Stopped Jormungandr node service.
jormungandr.service: Consumed 1min 3.405s CPU time.
@disassembler Great, thanks.We need to repro with a debug build to see what's causing it, this backtrace looks like some call frames are optimized away.
Seeing this panic on 0.6.0 too.
This should be fixed in 0.7. Let me know if this is not the case.
still there it seems. 0.7.0-rc1
Oct 24 19:37:21.001 INFO leader event starting, date: 1.386, leader: 1, task: leadership
thread 'block1' panicked at 'called `Result::unwrap()` on an `Err` value: Error(Msg("cannot process leadership block"), State { next_error: Some(Error(BlockHeaderVerificationFailed("Block proof is invalid"), State { next_error: None, backtrace: InternalBacktrace { backtrace: None } })), backtrace: InternalBacktrace { backtrace: None } })', src/libcore/result.rs:1084:5
note: run with `RUST_BACKTRACE=1` environment variable to display a backtrace.
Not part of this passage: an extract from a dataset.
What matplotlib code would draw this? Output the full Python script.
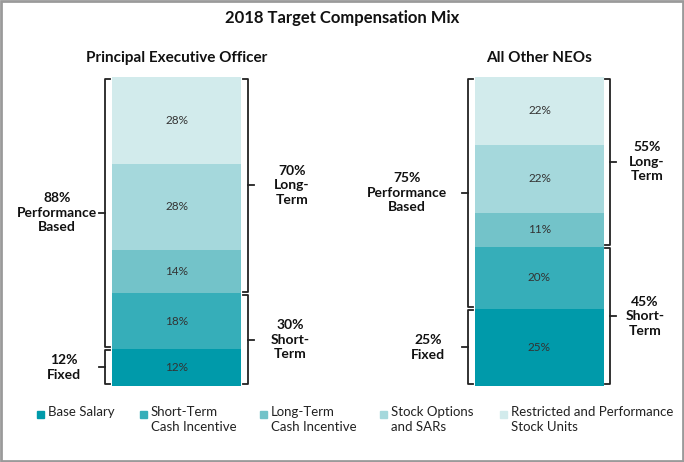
import numpy as np
import matplotlib
matplotlib.use("Agg")
import matplotlib.pyplot as plt
from matplotlib import transforms
from matplotlib.patches import Rectangle

plt.rcParams['font.family'] = ['Lato', 'DejaVu Sans']

# data
categories = ["Base Salary", "Short-Term\nCash Incentive", "Long-Term\nCash Incentive",
              "Stock Options\nand SARs", "Restricted and Performance\nStock Units"]
colors = ["#009aaa", "#36aeb9", "#73c3c9", "#a5d8dc", "#d2ebec"]
peo_values = [12, 18, 14, 28, 28]
neo_values = [25, 20, 11, 22, 22]
chart_titles = ["Principal Executive Officer", "All Other NEOs"]

W, H = 684, 462
fig = plt.figure(figsize=(W / 100, H / 100), dpi=100)


def px_axes(x0, y0, x1, y1):
    return fig.add_axes([x0 / W, 1 - y1 / H, (x1 - x0) / W, (y1 - y0) / H])


def bracket(ax, xpx, y0, y1, side, label, label_x):
    # x in pixels, y in data units
    tr = transforms.blended_transform_factory(fig.dpi_scale_trans, ax.transData)
    gap = 0.5
    y0g, y1g = y0 + gap, y1 - gap
    end = 5 if side == "left" else -5
    tick = -6 if side == "left" else 6
    xs = np.array([xpx + end, xpx, xpx, xpx + end]) / 100
    ax.plot(xs, [y0g, y0g, y1g, y1g], color="#222222", lw=1.3, transform=tr,
            clip_on=False, solid_joinstyle="round")
    ym = (y0 + y1) / 2
    ax.plot(np.array([xpx, xpx + tick]) / 100, [ym, ym], color="#222222", lw=1.3,
            transform=tr, clip_on=False)
    ax.text(label_x / 100, ym, label, transform=tr, ha="center", va="center",
            multialignment="center", fontsize=10, fontweight="bold",
            color="#111111", linespacing=1.25)


def draw_chart(bar_x0, values, title, layout):
    ax = px_axes(bar_x0, 77, bar_x0 + 129, 386)
    bottoms = np.concatenate([[0], np.cumsum(values)[:-1]])
    ax.bar([0] * len(values), values, bottom=bottoms, width=1.0, color=colors,
           edgecolor="none")
    for v, b in zip(values, bottoms):
        ax.text(0, b + v / 2, f"{v}%", ha="center", va="center", fontsize=8.5,
                color="#333333")
    ax.set_xlim(-0.5, 0.5)
    ax.set_ylim(0, 100)
    ax.axis("off")
    ax.text(0.5, 1.0 + 19 / 309, title, transform=ax.transAxes, ha="center",
            va="center", fontsize=11, fontweight="bold", color="#111111")

    fixed = values[0]
    short = values[0] + values[1]
    lx, rx, lab = layout
    bracket(ax, lx, 0, fixed, "left", f"{fixed}%\nFixed", lab[0])
    bracket(ax, lx, fixed, 100, "left", f"{100 - fixed}%\nPerformance\nBased", lab[1])
    bracket(ax, rx, 0, short, "right", f"{short}%\nShort-\nTerm", lab[2])
    bracket(ax, rx, short, 100, "right", f"{100 - short}%\nLong-\nTerm", lab[3])
    return ax


draw_chart(112, peo_values, chart_titles[0], (105, 248, (64, 57, 290, 292)))
draw_chart(475, neo_values, chart_titles[1], (468, 610, (428, 407, 645, 647)))

fig.text(342 / W, 1 - 18 / H, "2018 Target Compensation Mix", ha="center",
         va="center", fontsize=12, fontweight="bold", color="#111111")

# legend
leg_x = [37, 140, 260, 380, 500]
for x, c, name in zip(leg_x, colors, categories):
    fig.patches.append(Rectangle((x / W, 1 - 418 / H), 7 / W, 7 / H, color=c,
                                 transform=fig.transFigure, figure=fig))
    fig.text((x + 11) / W, 1 - 406 / H, name, ha="left", va="top", fontsize=9.5,
             color="#222222", linespacing=1.3)

# frame
fig.patches.append(Rectangle((0.002, 0.003), 0.996, 0.994, fill=False,
                             edgecolor="#9a9a9a", lw=2, transform=fig.transFigure,
                             figure=fig))

fig.savefig("out.png", dpi=100)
called `Result::unwrap()` on an `Err` value: Error(Msg("cannot process leadership block"), State { next_error: Some(Error(BlockHeaderVerificationFailed("Block proof is invalid"), State { next_error: None, backtrace: InternalBacktrace { backtrace: None } })), backtrace: InternalBacktrace { backtrace: None } })thread 'leadership0' panicked at 'Expect the event to not close', src/libcore/option.rs:1166:5
ubuntu@ip-172-31-32-11:~/jor-test/jormungandr$ jormungandr --full-version
jormungandr 0.7.0-rc1 (HEAD-5583e5e8, release, linux [x86_64]) - [rustc 1.38.0 (625451e37 2019-09-23)]